The other side to this is people who do root for the characters, but find themselves jumping through hoops to defend their actions. We're all familiar with the "Breaking Bad" fan who has a million excuses prepared for every single decision Walt makes, or the "Game of Thrones" fan who seriously argues that it was actually good that Jaime pushed that small child out of that window. Just as its okay to root for a character even though they do bad things, it's also okay to admit that the character is bad as you root for them. With that in mind...

Team Rhaenyra

Look, was it nice of Rhaenyra to fake-murder her first husband for the sake of marrying her uncle-lover? No. Was it particularly responsible of her to have three separate children with a man who looks nothing at all like her husband, and then lie about their parentage to everyone even though the truth is obvious? Also no.

But at the end of the day, Rhaenyra is a cool, mostly intelligent person who's spent the whole show trapped in a precarious social position. She sometimes takes risks in pursuit of her own happiness, and she does it without any of the self-righteousness that Alicent uses to justify her actions. That's why I can sleep perfectly fine at night as a member of Team Black, even as I know that many of Alicent's concerns about Rhaenyra are legitimate.

At the end of the day, standards for fictional characters are different than the standards for people in real life. On TV and film, being cool and competent will get you far more sympathy from the audience than being good. It's why everyone still rooted for the family in "Parasite" even as they got multiple working-class people fired early in the movie. Meanwhile, things like being whiny or self-righteous — relatively harmless crimes in the grand scheme of things — can alienate audiences. It's why the most commonly hated characters on "The Sopranos" are not the murderers, but Tony's kids who complain a lot.

It's also why so many viewers don't like Alicent, who masks her thirst for power under a holier-than-thou attitude.

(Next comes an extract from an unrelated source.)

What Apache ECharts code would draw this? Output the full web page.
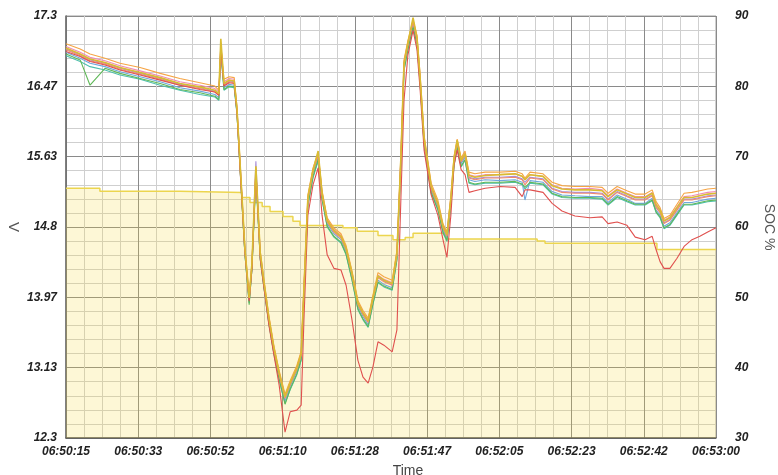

Objectively, Daemon's a worse person, but at least Daemon's upfront about how terrible he is, which makes it fun to notice all the little moments where he shows real kindness. 

It's okay to root for Alicent too

But as much as Twitter likes to assign morality to your opinions on film and TV, you don't have to get defensive or feel any guilt if you still support Alicent either. She's another character who's trapped in a precarious social position, who's simply handling it in a different (arguably less healthy but perhaps more relatable) way than her childhood friend Rhaenyra. 

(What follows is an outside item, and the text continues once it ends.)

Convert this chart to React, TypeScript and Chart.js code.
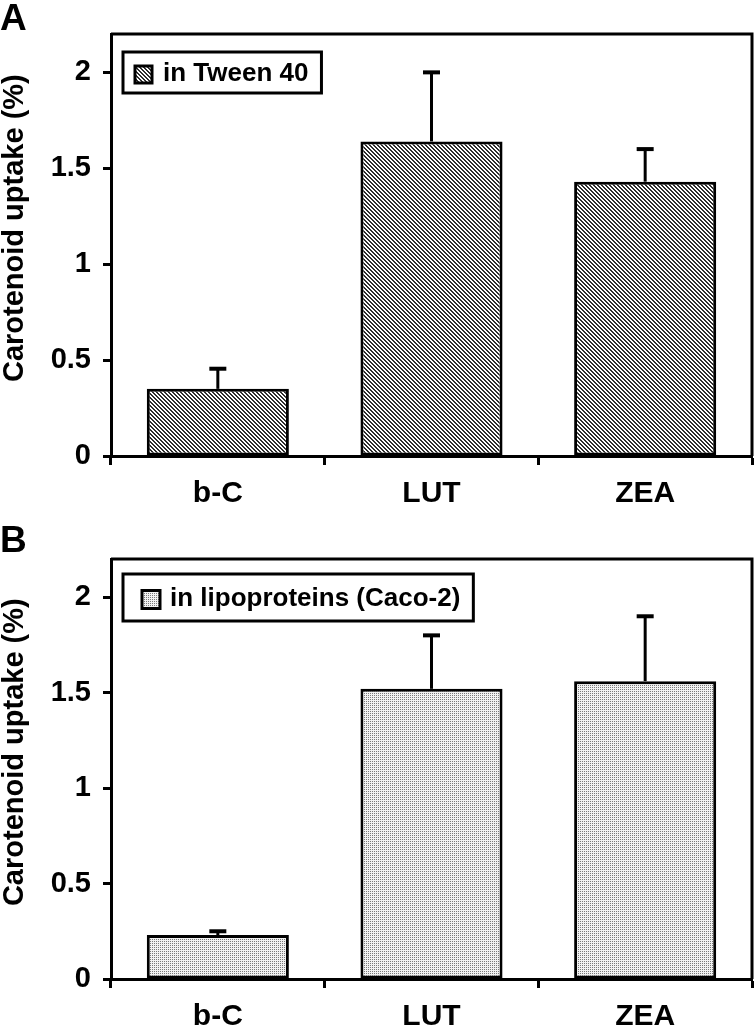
import React, { useEffect, useRef } from "react";
import { Chart, registerables } from "chart.js";

Chart.register(...registerables);

const categories = ["b-C", "LUT", "ZEA"];
const tweenValues = [0.35, 1.64, 1.43];
const tweenErrors = [0.105, 0.36, 0.17];
const lipoValues = [0.23, 1.52, 1.56];
const lipoErrors = [0.02, 0.28, 0.34];
const yTickValues = [0, 0.5, 1, 1.5, 2];
const yMax = 2.2;
const yTitle = "Carotenoid uptake (%)";
const tweenLabel = "in Tween 40";
const lipoLabel = "in lipoproteins (Caco-2)";

const FONT = '"Liberation Sans", Arial, Helvetica, sans-serif';

function makeHatch(): CanvasPattern | string {
  const c = document.createElement("canvas");
  c.width = 4;
  c.height = 4;
  const g = c.getContext("2d");
  if (!g) return "#999";
  g.fillStyle = "#ffffff";
  g.fillRect(0, 0, 4, 4);
  g.fillStyle = "#2e2e2e";
  for (let i = 0; i < 4; i++) {
    g.fillRect(i, i, 1, 1);
    g.fillRect((i + 1) % 4, i, 1, 1);
  }
  return g.createPattern(c, "repeat") || "#999";
}

function makeDots(): CanvasPattern | string {
  const c = document.createElement("canvas");
  c.width = 2;
  c.height = 2;
  const g = c.getContext("2d");
  if (!g) return "#ddd";
  g.fillStyle = "#f2f2f2";
  g.fillRect(0, 0, 2, 2);
  g.fillStyle = "#7a7a7a";
  g.fillRect(0, 0, 1, 1);
  return g.createPattern(c, "repeat") || "#ddd";
}

const errorBarPlugin = {
  id: "errBars",
  afterDatasetsDraw(chart: any, _args: any, opts: any) {
    const errs: number[] = opts.errors || [];
    const meta = chart.getDatasetMeta(0);
    const ys = chart.scales.y;
    const ctx = chart.ctx;
    const vals = chart.data.datasets[0].data as number[];
    ctx.save();
    ctx.strokeStyle = "#000";
    meta.data.forEach((bar: any, i: number) => {
      const top = ys.getPixelForValue(vals[i] + errs[i]);
      const base = ys.getPixelForValue(vals[i]);
      ctx.lineWidth = 3;
      ctx.beginPath();
      ctx.moveTo(bar.x, base);
      ctx.lineTo(bar.x, top);
      ctx.stroke();
      ctx.lineWidth = 4;
      ctx.beginPath();
      ctx.moveTo(bar.x - 8.5, top);
      ctx.lineTo(bar.x + 8.5, top);
      ctx.stroke();
    });
    ctx.restore();
  },
};

const legendBoxPlugin = {
  id: "boxLegend",
  afterDraw(chart: any, _args: any, opts: any) {
    const ctx = chart.ctx;
    const ca = chart.chartArea;
    const x = ca.left + 12;
    const y = ca.top + opts.offsetY;
    const h = opts.height;
    const s = opts.swatch;
    ctx.save();
    ctx.font = `bold 26px ${FONT}`;
    const tw = ctx.measureText(opts.text).width;
    const w = opts.textX + tw + 13;
    ctx.fillStyle = "#fff";
    ctx.fillRect(x, y, w, h);
    ctx.lineWidth = 3;
    ctx.strokeStyle = "#000";
    ctx.strokeRect(x, y, w, h);
    const sy = y + h / 2 - s / 2 + 2;
    ctx.fillStyle = opts.fill;
    ctx.fillRect(x + opts.swatchX, sy, s, s);
    ctx.lineWidth = 3;
    ctx.strokeRect(x + opts.swatchX, sy, s, s);
    ctx.fillStyle = "#000";
    ctx.textBaseline = "middle";
    ctx.textAlign = "left";
    ctx.fillText(opts.text, x + opts.textX, y + h / 2 + 1);
    ctx.restore();
  },
};

const decoPlugin = {
  id: "deco",
  afterDraw(chart: any, _args: any, opts: any) {
    const ctx = chart.ctx;
    const ca = chart.chartArea;
    ctx.save();
    ctx.strokeStyle = "#000";
    ctx.lineWidth = 3;
    ctx.beginPath();
    ctx.moveTo(ca.left, ca.top);
    ctx.lineTo(ca.right, ca.top);
    ctx.lineTo(ca.right, ca.bottom);
    ctx.stroke();
    ctx.fillStyle = "#000";
    ctx.font = `bold 29px ${FONT}`;
    ctx.textAlign = "center";
    ctx.textBaseline = "middle";
    ctx.translate(15, ca.top + (ca.bottom - ca.top) * 0.46);
    ctx.rotate(-Math.PI / 2);
    ctx.fillText(yTitle, 0, 0);
    ctx.restore();
    ctx.save();
    ctx.fillStyle = "#000";
    ctx.font = `bold 37px ${FONT}`;
    ctx.textAlign = "left";
    ctx.textBaseline = "alphabetic";
    ctx.fillText(opts.letter, 0, opts.letterY);
    ctx.restore();
  },
};

type PanelProps = {
  letter: string;
  letterY: number;
  label: string;
  values: number[];
  errors: number[];
  kind: "hatch" | "dots";
  height: number;
  padTop: number;
  axisHeight: number;
  legendOffset: number;
  legendHeight: number;
  swatchX: number;
  swatch: number;
  textX: number;
};

function Panel(p: PanelProps) {
  const ref = useRef<HTMLCanvasElement>(null);
  useEffect(() => {
    const canvas = ref.current;
    if (!canvas) return;
    const fill = p.kind === "hatch" ? makeHatch() : makeDots();
    const xFont = { family: FONT, size: 30, weight: "bold" as const };
    const yFont = { family: FONT, size: 29, weight: "bold" as const };
    const chart = new Chart(canvas, {
      type: "bar",
      data: {
        labels: categories,
        datasets: [
          {
            label: p.label,
            data: p.values,
            backgroundColor: fill as any,
            borderColor: "#000",
            borderWidth: 3,
            borderSkipped: false,
            barPercentage: 0.665,
            categoryPercentage: 1,
          },
        ],
      },
      options: {
        responsive: false,
        animation: false,
        events: [],
        layout: { padding: { top: p.padTop, right: 3, left: 0, bottom: 0 } },
        plugins: {
          legend: { display: false },
          tooltip: { enabled: false },
          title: { display: false },
          errBars: { errors: p.errors },
          boxLegend: {
            text: p.label,
            fill,
            offsetY: p.legendOffset,
            height: p.legendHeight,
            swatchX: p.swatchX,
            swatch: p.swatch,
            textX: p.textX,
          },
          deco: { letter: p.letter, letterY: p.letterY },
        } as any,
        scales: {
          x: {
            type: "category",
            offset: true,
            grid: {
              offset: true,
              drawOnChartArea: false,
              drawTicks: true,
              tickLength: 9,
              tickWidth: 3,
              tickColor: "#000",
            },
            border: { display: true, color: "#000", width: 3 },
            ticks: {
              color: "#000",
              font: xFont,
              padding: 11,
              maxRotation: 0,
            },
            afterFit: (s: any) => {
              s.height = p.axisHeight;
            },
          },
          y: {
            min: 0,
            max: yMax,
            afterBuildTicks: (s: any) => {
              s.ticks = yTickValues.map((v) => ({ value: v }));
            },
            grid: {
              drawOnChartArea: false,
              drawTicks: true,
              tickLength: 8,
              tickWidth: 3,
              tickColor: "#000",
            },
            border: { display: true, color: "#000", width: 3 },
            ticks: {
              color: "#000",
              font: yFont,
              padding: 12,
              callback: (v: any) => String(v),
            },
            afterFit: (s: any) => {
              s.width = 111;
            },
          },
        },
      },
      plugins: [errorBarPlugin, legendBoxPlugin, decoPlugin],
    });
    return () => chart.destroy();
  }, []);
  return (
    <canvas
      ref={ref}
      width={755}
      height={p.height}
      style={{ display: "block", width: 755, height: p.height }}
    />
  );
}

export default function App() {
  return (
    <div
      style={{
        position: "absolute",
        left: 0,
        top: 0,
        width: 755,
        height: 1027,
        background: "#fff",
      }}
    >
      <Panel
        letter="A"
        letterY={30}
        label={tweenLabel}
        values={tweenValues}
        errors={tweenErrors}
        kind="hatch"
        height={505}
        padTop={34}
        axisHeight={49}
        legendOffset={18}
        legendHeight={41}
        swatchX={12}
        swatch={17}
        textX={40}
      />
      <Panel
        letter="B"
        letterY={47}
        label={lipoLabel}
        values={lipoValues}
        errors={lipoErrors}
        kind="dots"
        height={522}
        padTop={54}
        axisHeight={48}
        legendOffset={15}
        legendHeight={47}
        swatchX={19}
        swatch={18}
        textX={47}
      />
    </div>
  );
}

Yes, she's become increasingly reminiscent of Cersei Lannister, but Cersei had plenty of her own fans as well. What made the Cersei fans fun was the way they ironically embraced girlboss rhetoric when cheering her on. Most of them weren't seriously defending Cersei's many, many crimes. They just reveled in how delightfully petty Cersei's brand of evil was. It's the same attitude I see when it comes to Daemon Targaryen. Daemon's fans are a lot more fun when they're joking around how much he annoys his brother; they're less fun when they try to sincerely justify him murdering his first wife. 

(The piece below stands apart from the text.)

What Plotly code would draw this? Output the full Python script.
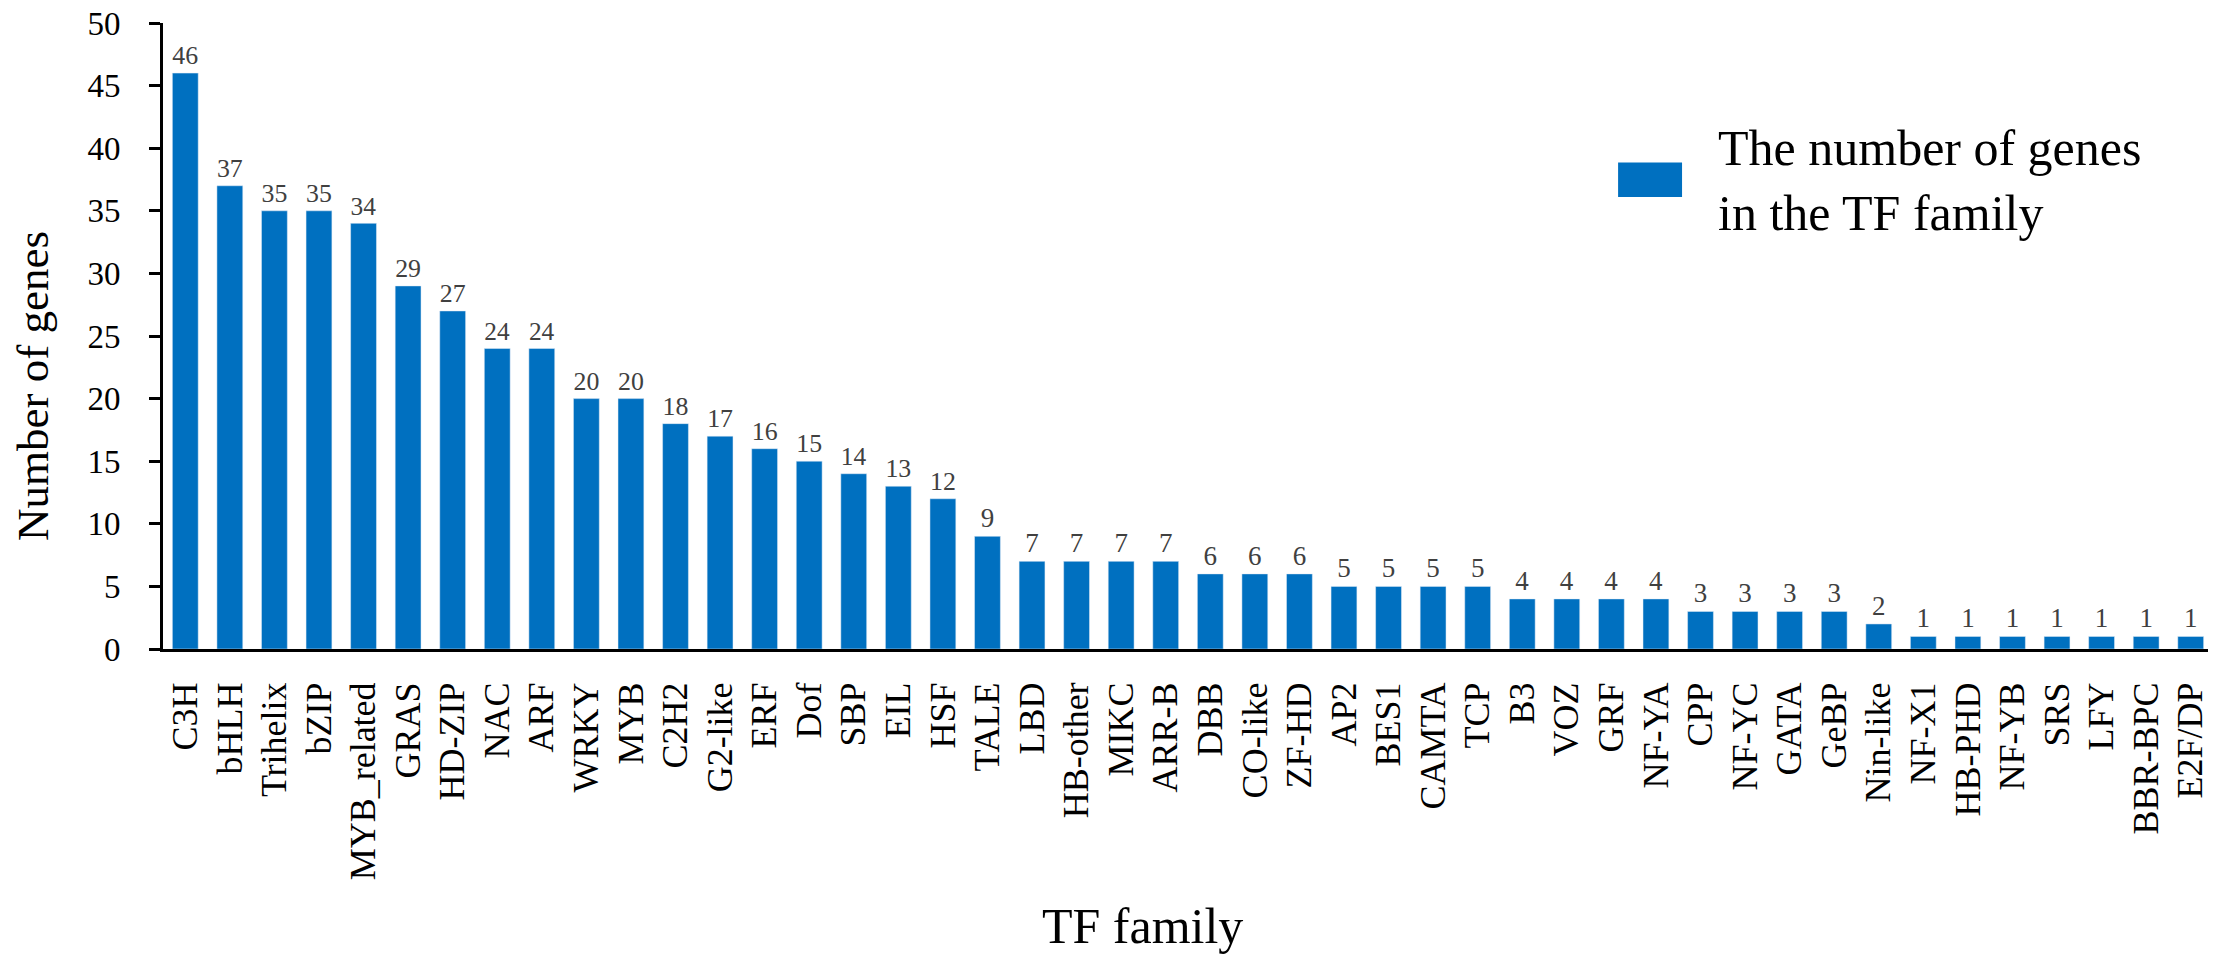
import plotly.graph_objects as go

families = ["C3H", "bHLH", "Trihelix", "bZIP", "MYB_related", "GRAS", "HD-ZIP", "NAC", "ARF",
            "WRKY", "MYB", "C2H2", "G2-like", "ERF", "Dof", "SBP", "EIL", "HSF", "TALE", "LBD",
            "HB-other", "MIKC", "ARR-B", "DBB", "CO-like", "ZF-HD", "AP2", "BES1", "CAMTA", "TCP",
            "B3", "VOZ", "GRF", "NF-YA", "CPP", "NF-YC", "GATA", "GeBP", "Nin-like", "NF-X1",
            "HB-PHD", "NF-YB", "SRS", "LFY", "BBR-BPC", "E2F/DP"]
gene_counts = [46, 37, 35, 35, 34, 29, 27, 24, 24, 20, 20, 18, 17, 16, 15, 14, 13, 12, 9, 7,
               7, 7, 7, 6, 6, 6, 5, 5, 5, 5, 4, 4, 4, 4, 3, 3, 3, 3, 2, 1,
               1, 1, 1, 1, 1, 1]
y_ticks = [0, 5, 10, 15, 20, 25, 30, 35, 40, 45, 50]
legend_text = "The number of genes<br>in the TF family"

serif = "Liberation Serif"
blue = "#0070C0"

fig = go.Figure()
fig.add_trace(go.Bar(x=families, y=gene_counts, marker_color=blue,
                     text=gene_counts, textposition="outside", cliponaxis=False,
                     textfont=dict(family=serif, size=27, color="#404040"),
                     name="The number of genes in the TF family", showlegend=False))

# legend drawn by hand so the swatch matches the wide rectangle of the original
fig.add_shape(type="rect", xref="paper", yref="paper", x0=0.7098, x1=0.741, y0=0.722, y1=0.777,
              fillcolor=blue, line_width=0)
fig.add_annotation(text=legend_text, xref="paper", yref="paper", x=0.7576, y=0.748,
                   xanchor="left", yanchor="middle", align="left", showarrow=False,
                   font=dict(family=serif, size=50, color="black"))

# axis titles as annotations (they sit off-centre in the original)
fig.add_annotation(text="TF family", xref="paper", yref="paper", x=0.478, y=-0.443,
                   xanchor="center", yanchor="middle", showarrow=False,
                   font=dict(family=serif, size=50, color="black"))
fig.add_annotation(text="Number of genes", xref="paper", yref="paper", x=-0.0635, y=0.42,
                   xanchor="center", yanchor="middle", textangle=-90, showarrow=False,
                   font=dict(family=serif, size=45, color="black"))

# page body adds an 8px offset, so margins are shifted up/left by 8
fig.update_layout(
    width=2216, height=955,
    margin=dict(l=155, r=11, t=15, b=314),
    plot_bgcolor="white", paper_bgcolor="white",
    bargap=0.42,
    font=dict(family=serif, color="black"),
    xaxis=dict(tickangle=-90, tickfont=dict(size=36), showline=True, linecolor="black",
               linewidth=3, ticks="", ticklabelstandoff=16, range=[-0.5, 45.5],
               automargin=False),
    yaxis=dict(range=[0, 50], tickvals=y_ticks, tickfont=dict(size=33), showline=True,
               linecolor="black", linewidth=3, ticks="outside", ticklen=11, tickwidth=3,
               tickcolor="black", showgrid=False, zeroline=False, ticklabelstandoff=22,
               ticklabeloverflow="allow", automargin=False),
)

fig.write_html("out.html")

The whole appeal of "House of the Dragon," as well as what made "Game of Thrones" such a standout in its early seasons, is how expertly the show makes any sort of modern understanding of morality irrelevant. It's a show where everyone has an understandable reason for what they do, not a justifiable one. This is fundamentally a world with different values and rules than our own; this might make it uncomfortable to watch at times, but it's also what makes it so interesting. 

There's nothing at all wrong with rooting for any of these characters, of choosing Team Black or Team Green. But whatever side you pick, just make sure to leave any moral posturing at the door.